Black Forest Pancakes
Rich chocolate pancakes, served with a delicious fruity cherry sauce and a good dollop of cream. These black forest pancakes are an extravagant but welcome breakfast treat!
Prep Time5 mins
Cook Time10 mins
Total Time15 mins
Use the options below to toggle between cups and grams (if relevant)
For the Cherry Sauce
- 1 cup frozen cherries
- 1 tbsp sugar
- 2 tsp cornflour
- 1/4 cup water
For the pancakes
- 1 egg
- 250 ml /1 cup milk
- 1 tsp vanilla
- 2 tbsp cherry brandy/cherry juice
- 210 g /1 1/3 cups plain flour
- 50 g /1/4 cup raw sugar
- 20 g /1/4 cup unsweetened cocoa powder
- 2 tsp baking powder
- 45 g /3 tbsp melted butter (salted)
- Thick double cream (to serve)
Start by making the cherry sauce.
Tip the cherries and sugar into a small pan and heat gently.
Mix the cornflour and water together, then add to the cherries.
Cook over a low heat for 3-4 minutes until thickened and glossy.
(If you aren't feeding children a shot of cherry brandy at this point is fab!!)
To make the pancakes
Pour the milk, egg, vanilla and cherry brandy into a large bowl (or bowl of your stand mixer).
Whisk on low speed to break the egg.
Add the flour, sugar and cocoa powder.
Mix until just combined, then pour in the melted butter and mix again to incorporate.
Heat a non-stick frying pan over medium heat and use a silicone pastry brush to lightly coat the bottom with butter (see notes).
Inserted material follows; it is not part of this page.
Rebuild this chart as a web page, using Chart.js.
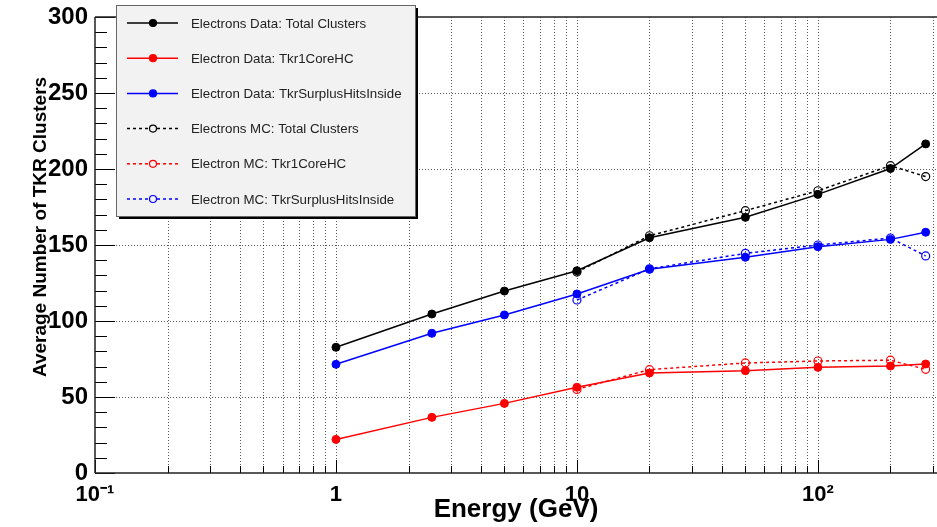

Measure 1/3 of a cup of the mixture into the pan and let it cook until the surface starts to bubble. Carefully flip and cook for another minute or so. Each pancake will take about 4 minutes in total.
Repeat for the remaining batter. (as many pancakes as you can fit in the pan at once)
Serve with cherry sauce and a big spoon of cream.